Trial lawyer Guy Saperstein said he quit the Democracy Alliance because he believed the group’s mission had shifted. “All of us were political donors going in, and the DA was sold to us as an effort to build infrastructure that was different from campaign politics. But that promise has been something that they’ve moved away from,” he said. Saperstein said he donated more than $1 million through the Democracy Alliance.
Saperstein, who regards Obama as “a failure from a progressive point of view,” said the group was now “more devoted to short term election tactics than it ever had been.”
On the other side of the divide are those Democracy Alliance members who want the group to more closely align itself with groups close to the Obama White House such as Media Matters for America and the Center for American Progress in order to help Democrats in the approaching election.
Right now this faction appears to have the upper hand. The Democracy Alliance has officially dumped several of the more ideologically oriented groups as recommended grantees. Among the dropped groups are Citizens for Responsibility and Ethics in Washington (CREW), documentary filmmaker Brave New Foundation, and the Campaign for America’s Future which has repeatedly attacked Democrats for taking insufficiently left-wing stances.
Trust fund baby Rob McKay, the Taco Bell heir who chairs the Democracy Alliance’s board, is going all out to make sure President Obama wins a second term. McKay, who also sits on the board of the pro-Obama Priorities USA Action super PAC, helped organize a $35,800-a-plate fundraiser for Obama earlier this year.
McKay complains that election-focused groups have taken in just a small fraction of the “hundreds of million dollars” that the group has funneled to Democracy Alliance-approved grant recipients since it was formed in 2005.
The Democracy Alliance funds many key institutions on the Left. One of them is Catalist, formerly known as Data Warehouse. The company was created by Clinton aide Harold Ickes and Democratic operative Laura Quinn to help leftist groups get out the Democratic vote. It describes its mission as providing “progressive organizations with the data and services needed to better identify, understand, and communicate with the people they need to persuade and mobilize.” The chairman of Catalist is Democracy Alliance member Albert J. Dwoskin, a Virginia-based real estate developer.
The Democracy Alliance has also funded People for the American Way, EMILY’s List, ACORN, Center on Budget and Policy Priorities, Progressive States Network, Center for Community Change, Sierra Club, U.S. Public Interest Research Group (PIRG) Education Fund, and the Secretary of State Project which has helped elect left-wingers as chief electoral officials in at least nine states.
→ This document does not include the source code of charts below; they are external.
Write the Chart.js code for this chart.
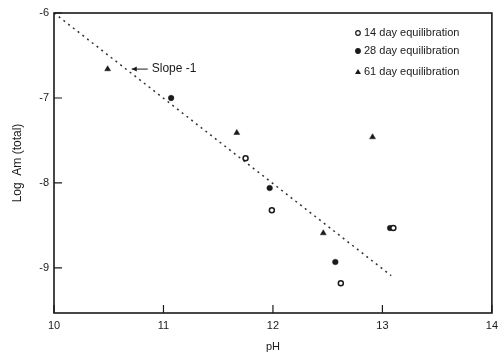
<!DOCTYPE html>
<html>
<head>
<meta charset="utf-8">
<script src="https://cdn.jsdelivr.net/npm/chart.js@4"></script>
<style>
  html, body { margin: 0; padding: 0; background: #fff; }
  #wrap { width: 504px; height: 354px; }
</style>
</head>
<body>
<div id="wrap"><canvas id="chart"></canvas></div>
<script>
// values: [pH, log Am]
const day14 = [[11.75, -7.71], [11.99, -8.32], [12.62, -9.18], [13.10, -8.53]];
const day28 = [[11.07, -7.0], [11.97, -8.06], [12.57, -8.93], [13.07, -8.53]];
const day61 = [[10.49, -6.66], [11.67, -7.41], [12.46, -8.59], [12.91, -7.46]];
const slopeLine = [[10, -6], [13.08, -9.09]];

const seriesNames = ['14 day equilibration', '28 day equilibration', '61 day equilibration'];
const xTicks = [10, 11, 12, 13, 14];
const yTicks = [-9, -8, -7, -6];
const slopeLabel = 'Slope -1';
const slopeLabelAt = [10.71, -6.66];

const toXY = (pairs) => pairs.map(([x, y]) => ({ x, y }));
const ink = '#1a1a1a';

Chart.defaults.font.family = "'Liberation Sans', Arial, sans-serif";
Chart.defaults.color = ink;

const decorations = {
  id: 'decorations',
  afterDraw(chart) {
    const { ctx, chartArea: area, scales: { x, y } } = chart;
    ctx.save();
    ctx.strokeStyle = ink;
    ctx.lineWidth = 1.6;
    ctx.strokeRect(area.left, area.top, area.right - area.left, area.bottom - area.top);

    // inner tick marks
    ctx.lineWidth = 1.2;
    ctx.beginPath();
    xTicks.forEach((v) => {
      const px = x.getPixelForValue(v);
      ctx.moveTo(px, area.bottom);
      ctx.lineTo(px, area.bottom - 8);
    });
    yTicks.forEach((v) => {
      const py = y.getPixelForValue(v);
      ctx.moveTo(area.left, py);
      ctx.lineTo(area.left + 8, py);
    });
    ctx.stroke();

    // slope annotation with arrow
    const ax = x.getPixelForValue(slopeLabelAt[0]);
    const ay = y.getPixelForValue(slopeLabelAt[1]);
    ctx.lineWidth = 1;
    ctx.beginPath();
    ctx.moveTo(ax, ay);
    ctx.lineTo(ax + 16, ay);
    ctx.stroke();
    ctx.beginPath();
    ctx.moveTo(ax, ay);
    ctx.lineTo(ax + 5, ay - 2.5);
    ctx.lineTo(ax + 5, ay + 2.5);
    ctx.closePath();
    ctx.fillStyle = ink;
    ctx.fill();
    ctx.font = "12px 'Liberation Sans', Arial, sans-serif";
    ctx.textBaseline = 'middle';
    ctx.textAlign = 'left';
    ctx.fillText(slopeLabel, ax + 20, ay);

    // legend in the upper right
    ctx.font = "11px 'Liberation Sans', Arial, sans-serif";
    const lx = 358;
    const rows = [33, 51, 72];
    chart.data.datasets.slice(0, 3).forEach((ds, i) => {
      const ly = rows[i];
      ctx.lineWidth = 1.2;
      ctx.strokeStyle = ink;
      ctx.fillStyle = ds.backgroundColor;
      if (ds.pointStyle === 'triangle') {
        ctx.beginPath();
        ctx.moveTo(lx, ly - 3);
        ctx.lineTo(lx + 3, ly + 2);
        ctx.lineTo(lx - 3, ly + 2);
        ctx.closePath();
        ctx.fill();
      } else {
        ctx.beginPath();
        ctx.arc(lx, ly, 2.3, 0, Math.PI * 2);
        ctx.fill();
        ctx.stroke();
      }
      ctx.fillStyle = ink;
      ctx.fillText(ds.label, lx + 6, ly);
    });
    ctx.restore();
  }
};

new Chart(document.getElementById('chart'), {
  type: 'scatter',
  data: {
    datasets: [
      {
        label: seriesNames[0],
        data: toXY(day14),
        pointStyle: 'circle',
        pointRadius: 2.5,
        backgroundColor: '#ffffff',
        borderColor: ink,
        borderWidth: 1.5
      },
      {
        label: seriesNames[1],
        data: toXY(day28),
        pointStyle: 'circle',
        pointRadius: 2.8,
        backgroundColor: ink,
        borderColor: ink,
        borderWidth: 0.5
      },
      {
        label: seriesNames[2],
        data: toXY(day61),
        pointStyle: 'triangle',
        pointRadius: 3.4,
        backgroundColor: ink,
        borderColor: ink,
        borderWidth: 0.5
      },
      {
        type: 'line',
        label: 'slope',
        data: toXY(slopeLine),
        borderColor: '#333',
        borderWidth: 1.5,
        borderDash: [2, 4],
        pointRadius: 0,
        fill: false
      }
    ]
  },
  options: {
    responsive: true,
    maintainAspectRatio: false,
    animation: false,
    layout: { padding: { top: 13, right: 7, left: 0, bottom: 0 } },
    plugins: {
      legend: { display: false },
      tooltip: { enabled: false }
    },
    scales: {
      x: {
        type: 'linear',
        min: 10,
        max: 14,
        afterBuildTicks: (scale) => { scale.ticks = xTicks.map((value) => ({ value })); },
        afterFit: (scale) => { scale.height = 41; },
        grid: { display: false, drawTicks: false },
        border: { display: false },
        ticks: { padding: 6, font: { size: 11 }, color: ink },
        title: { display: true, text: 'pH', font: { size: 11 }, color: ink, padding: { top: 0, bottom: 0 } }
      },
      y: {
        type: 'linear',
        min: -9.53,
        max: -6,
        afterBuildTicks: (scale) => { scale.ticks = yTicks.map((value) => ({ value })); },
        afterFit: (scale) => { scale.width = 54; },
        grid: { display: false, drawTicks: false },
        border: { display: false },
        ticks: { padding: 5, font: { size: 11 }, color: ink },
        title: { display: true, text: 'Log  Am (total)', font: { size: 12 }, color: ink, padding: { top: 10, bottom: 0 } }
      }
    }
  },
  plugins: [decorations]
});
</script>
</body>
</html>
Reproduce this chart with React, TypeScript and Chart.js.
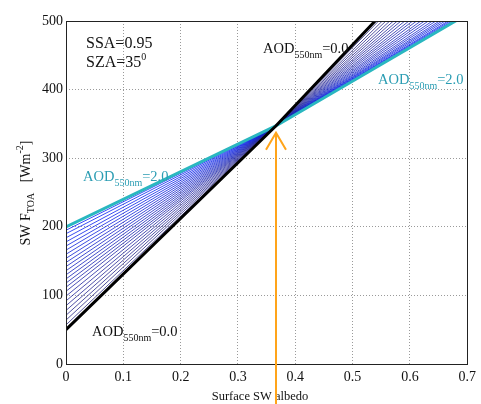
import { useEffect, useRef } from "react";
import { Chart, registerables } from "chart.js";

Chart.register(...registerables);

// Axis ticks
const albedoTicks = [0, 0.1, 0.2, 0.3, 0.4, 0.5, 0.6, 0.7];
const albedoTickLabels = ["0", "0.1", "0.2", "0.3", "0.4", "0.5", "0.6", "0.7"];
const fluxTicks = [0, 100, 200, 300, 400, 500];
const fluxTickLabels = ["0", "100", "200", "300", "400", "500"];

// Each curve is sampled at these surface albedos
const albedoNodes = [0, 0.366, 0.7];
// All curves pass through the same critical-albedo point
const criticalAlbedo = 0.366;
const criticalFlux = 347;
// Arrow tip flux at the critical albedo
const arrowTipFlux = 337;

// TOA SW flux for AOD(550nm) from 0.0 (first) to 2.0 (last)
const fluxAtZeroAlbedo = [
  50, 57, 64, 71, 78, 85, 92, 99, 106, 112, 118, 124, 130, 136, 142, 148, 154, 160, 166, 172, 178, 184, 190,
  195, 200,
];
const fluxAtMaxAlbedo = [
  642, 632, 622, 613, 604, 596, 588, 581, 574, 567, 561, 555, 549, 544, 539, 534, 530, 526, 523, 520, 517,
  515, 513, 511, 510,
];

const SERIF = "'Liberation Serif', 'Times New Roman', serif";
const TEAL_TEXT = "#2b9db3";
const CYAN_LINE = "#2ab7c0";

type Part = { text: string; size: number; dy: number };

function drawParts(ctx: CanvasRenderingContext2D, parts: Part[], x: number, y: number, color: string) {
  ctx.fillStyle = color;
  ctx.textBaseline = "alphabetic";
  ctx.textAlign = "left";
  let cx = x;
  for (const p of parts) {
    ctx.font = `${p.size}px ${SERIF}`;
    ctx.fillText(p.text, cx, y + p.dy);
    cx += ctx.measureText(p.text).width;
  }
}

function aodParts(value: string): Part[] {
  return [
    { text: "AOD", size: 14.5, dy: 0 },
    { text: "550nm", size: 10, dy: 4.5 },
    { text: "=" + value, size: 14.5, dy: 0 },
  ];
}

const annotations = {
  id: "annotations",
  afterDraw(chart: Chart) {
    const ctx = chart.ctx;
    const { left, right, top, bottom } = chart.chartArea;
    const xs = chart.scales.x;
    const ys = chart.scales.y;
    ctx.save();

    // plot box
    ctx.strokeStyle = "#222";
    ctx.lineWidth = 1;
    ctx.strokeRect(Math.round(left) + 0.5, Math.round(top) + 0.5, Math.round(right - left), Math.round(bottom - top));

    // parameters
    drawParts(ctx, [{ text: "SSA=0.95", size: 16, dy: 0 }], 86, 48, "#111");
    drawParts(
      ctx,
      [
        { text: "SZA=35", size: 16, dy: 0 },
        { text: "0", size: 10, dy: -7 },
      ],
      86,
      67,
      "#111"
    );

    // AOD labels
    drawParts(ctx, aodParts("0.0"), 263, 53, "#111");
    drawParts(ctx, aodParts("2.0"), 378, 84, TEAL_TEXT);
    drawParts(ctx, aodParts("2.0"), 83, 181, TEAL_TEXT);
    drawParts(ctx, aodParts("0.0"), 92, 336, "#111");

    // x-axis title
    ctx.font = `12.5px ${SERIF}`;
    ctx.fillStyle = "#111";
    ctx.textAlign = "center";
    ctx.textBaseline = "alphabetic";
    ctx.fillText("Surface SW albedo", 260, 400);

    // y-axis title (rotated)
    ctx.save();
    ctx.translate(30, 193);
    ctx.rotate(-Math.PI / 2);
    const yParts: Part[] = [
      { text: "SW F", size: 14, dy: 0 },
      { text: "TOA", size: 10, dy: 4 },
      { text: "   [Wm", size: 14, dy: 0 },
      { text: "-2", size: 10, dy: -7 },
      { text: "]", size: 14, dy: 0 },
    ];
    let total = 0;
    for (const p of yParts) {
      ctx.font = `${p.size}px ${SERIF}`;
      total += ctx.measureText(p.text).width;
    }
    drawParts(ctx, yParts, -total / 2, 0, "#111");
    ctx.restore();

    // arrow marking the critical albedo
    const ax = Math.round(xs.getPixelForValue(criticalAlbedo));
    const tipY = ys.getPixelForValue(arrowTipFlux);
    ctx.strokeStyle = "#ffa41a";
    ctx.lineWidth = 2;
    ctx.beginPath();
    ctx.moveTo(ax, chart.height);
    ctx.lineTo(ax, tipY);
    ctx.moveTo(ax - 10, tipY + 17);
    ctx.lineTo(ax, tipY);
    ctx.lineTo(ax + 10, tipY + 17);
    ctx.stroke();

    ctx.restore();
  },
};

function curveColor(i: number, n: number): string {
  if (i === 0) return "#000";
  if (i === n - 1) return CYAN_LINE;
  const t = i / (n - 1);
  const r = Math.round(45 - 45 * t);
  const g = Math.round(40 - 10 * t);
  const b = Math.round(120 + 135 * t);
  return `rgb(${r},${g},${b})`;
}

export default function App() {
  const canvasRef = useRef<HTMLCanvasElement | null>(null);

  useEffect(() => {
    document.body.style.margin = "0";
    const canvas = canvasRef.current;
    if (!canvas) return;
    const n = fluxAtZeroAlbedo.length;
    const datasets = fluxAtZeroAlbedo.map((y0, i) => {
      const edge = i === 0 || i === n - 1;
      return {
        data: [
          { x: albedoNodes[0], y: y0 },
          { x: albedoNodes[1], y: criticalFlux },
          { x: albedoNodes[2], y: fluxAtMaxAlbedo[i] },
        ],
        showLine: true,
        borderColor: curveColor(i, n),
        borderWidth: edge ? 3 : 0.8,
        pointRadius: 0,
        tension: 0,
        order: edge ? 0 : 1,
      };
    });

    const chart = new Chart(canvas, {
      type: "scatter",
      data: { datasets },
      options: {
        animation: false,
        responsive: false,
        layout: { padding: { top: 21, right: 11, left: 0, bottom: 0 } },
        plugins: { legend: { display: false }, tooltip: { enabled: false } },
        scales: {
          x: {
            type: "linear",
            min: 0,
            max: 0.7,
            afterBuildTicks: (axis: any) => {
              axis.ticks = albedoTicks.map((v) => ({ value: v }));
            },
            afterFit: (axis: any) => {
              axis.height = 40;
            },
            ticks: {
              callback: (_v: any, idx: number) => albedoTickLabels[idx],
              font: { family: SERIF, size: 14 },
              color: "#111",
              padding: 5,
              maxRotation: 0,
            },
            grid: { color: "#9a9a9a", lineWidth: 1, drawTicks: false },
            border: { display: false, dash: [1, 2] },
          },
          y: {
            type: "linear",
            min: 0,
            max: 500,
            afterBuildTicks: (axis: any) => {
              axis.ticks = fluxTicks.map((v) => ({ value: v }));
            },
            afterFit: (axis: any) => {
              axis.width = 66;
            },
            ticks: {
              callback: (_v: any, idx: number) => fluxTickLabels[idx],
              font: { family: SERIF, size: 14 },
              color: "#111",
              padding: 3,
            },
            grid: { color: "#9a9a9a", lineWidth: 1, drawTicks: false },
            border: { display: false, dash: [1, 2] },
          },
        },
      },
      plugins: [annotations],
    });
    return () => chart.destroy();
  }, []);

  return (
    <div style={{ width: 481, height: 404, background: "#fff" }}>
      <canvas ref={canvasRef} width={481} height={404} style={{ display: "block" }} />
    </div>
  );
}
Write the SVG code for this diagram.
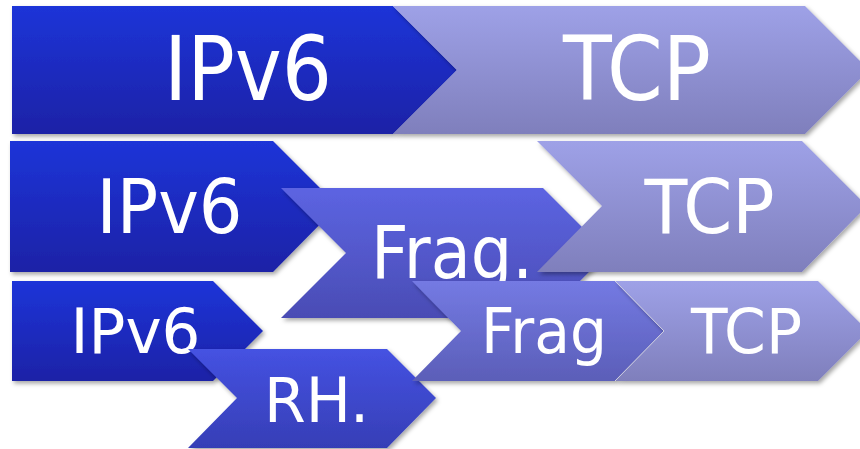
<svg xmlns="http://www.w3.org/2000/svg" width="860" height="449" viewBox="0 0 860 449">
  <defs>
    <linearGradient id="gIp" x1="0" y1="0" x2="0" y2="1">
      <stop offset="0" stop-color="#1f34d8"/>
      <stop offset="1" stop-color="#1a22a6"/>
    </linearGradient>
    <linearGradient id="gTcp" x1="0" y1="0" x2="0" y2="1">
      <stop offset="0" stop-color="#9ea1e7"/>
      <stop offset="1" stop-color="#7f7fbc"/>
    </linearGradient>
    <linearGradient id="gFragA" x1="0" y1="0" x2="0" y2="1">
      <stop offset="0" stop-color="#5c64e2"/>
      <stop offset="1" stop-color="#4a4cb4"/>
    </linearGradient>
    <linearGradient id="gRh" x1="0" y1="0" x2="0" y2="1">
      <stop offset="0" stop-color="#4552e2"/>
      <stop offset="1" stop-color="#363eb6"/>
    </linearGradient>
    <linearGradient id="gFragB" x1="0" y1="0" x2="0" y2="1">
      <stop offset="0" stop-color="#747ae3"/>
      <stop offset="1" stop-color="#5b5eb8"/>
    </linearGradient>
    <filter id="sh" x="-5%" y="-10%" width="115%" height="130%">
      <feDropShadow dx="2" dy="2.5" stdDeviation="2" flood-color="#000" flood-opacity="0.35"/>
    </filter>
  </defs>
  <style>
    .shape { filter: url(#sh); }
    .ip { fill: url(#gIp); }
    .tcp { fill: url(#gTcp); }
    .fragA { fill: url(#gFragA); }
    .rh { fill: url(#gRh); }
    .fragB { fill: url(#gFragB); }
    text { font-family: "DejaVu Sans", "Liberation Sans", sans-serif; fill: #ffffff; text-anchor: middle; }
  </style>

  <g id="row1-ipv6">
    <polygon class="shape ip" points="12,6 393,6 457,70 393,134 12,134"/>
    <text x="248" y="100" font-size="89" textLength="168" lengthAdjust="spacingAndGlyphs">IPv6</text>
  </g>
  <g id="row1-tcp">
    <polygon class="shape tcp" points="393,6 805,6 869,70 805,134 393,134 457,70"/>
    <text x="637" y="100" font-size="89" textLength="148" lengthAdjust="spacingAndGlyphs">TCP</text>
  </g>

  <g id="row2-ipv6">
    <polygon class="shape ip" points="10,141 273,141 338,206 273,272 10,272"/>
    <text x="169.5" y="233" font-size="75" textLength="146" lengthAdjust="spacingAndGlyphs">IPv6</text>
  </g>
  <g id="row2-frag">
    <polygon class="shape fragA" points="281,188 543,188 608,253 543,318 281,318 346,253"/>
    <text x="452" y="278" font-size="73" textLength="162" lengthAdjust="spacingAndGlyphs">Frag.</text>
  </g>
  <g id="row2-tcp">
    <polygon class="shape tcp" points="537,141 802,141 867,206 802,272 537,272 602,206"/>
    <text x="709.5" y="233" font-size="75" textLength="130" lengthAdjust="spacingAndGlyphs">TCP</text>
  </g>

  <g id="row3-ipv6">
    <polygon class="shape ip" points="12,281 213,281 263,331 213,381 12,381"/>
    <text x="135.5" y="353" font-size="63" textLength="130" lengthAdjust="spacingAndGlyphs">IPv6</text>
  </g>
  <g id="row3-rh">
    <polygon class="shape rh" points="188,349 387,349 436,398 387,448 188,448 237,398"/>
    <text x="316.5" y="422" font-size="63" textLength="105" lengthAdjust="spacingAndGlyphs">RH.</text>
  </g>
  <g id="row3-frag">
    <polygon class="shape fragB" points="412,281 615,281 664,331 615,381 412,381 461,331"/>
    <text x="544" y="353" font-size="63" textLength="126" lengthAdjust="spacingAndGlyphs">Frag</text>
  </g>
  <g id="row3-tcp">
    <polygon class="shape tcp" points="615,281 818,281 868,331 818,381 615,381 664,331"/>
    <polyline points="615,281 664,331 615,381" fill="none" stroke="#cfcfe0" stroke-width="1"/>
    <text x="746.5" y="353" font-size="63" textLength="111" lengthAdjust="spacingAndGlyphs">TCP</text>
  </g>

  <g id="connectors"></g>
</svg>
SEIU and the AFL-CIO are institutional members of the Democracy Alliance. As I note in my book Subversion Inc., among the group’s individual members are subprime mortgage hucksters Herb and Marion Sandler, Tides Foundation founder Drummond Pike, Warner Music Group CEO Edgar Bronfman Jr., Goldman Sachs banker Lawrence Linden, Congressman Jared Polis (D-Colo.), former Congressman Bob Clement (D-Tenn.), and Livingston Kosberg, CEO of U.S. Physical Therapy Inc.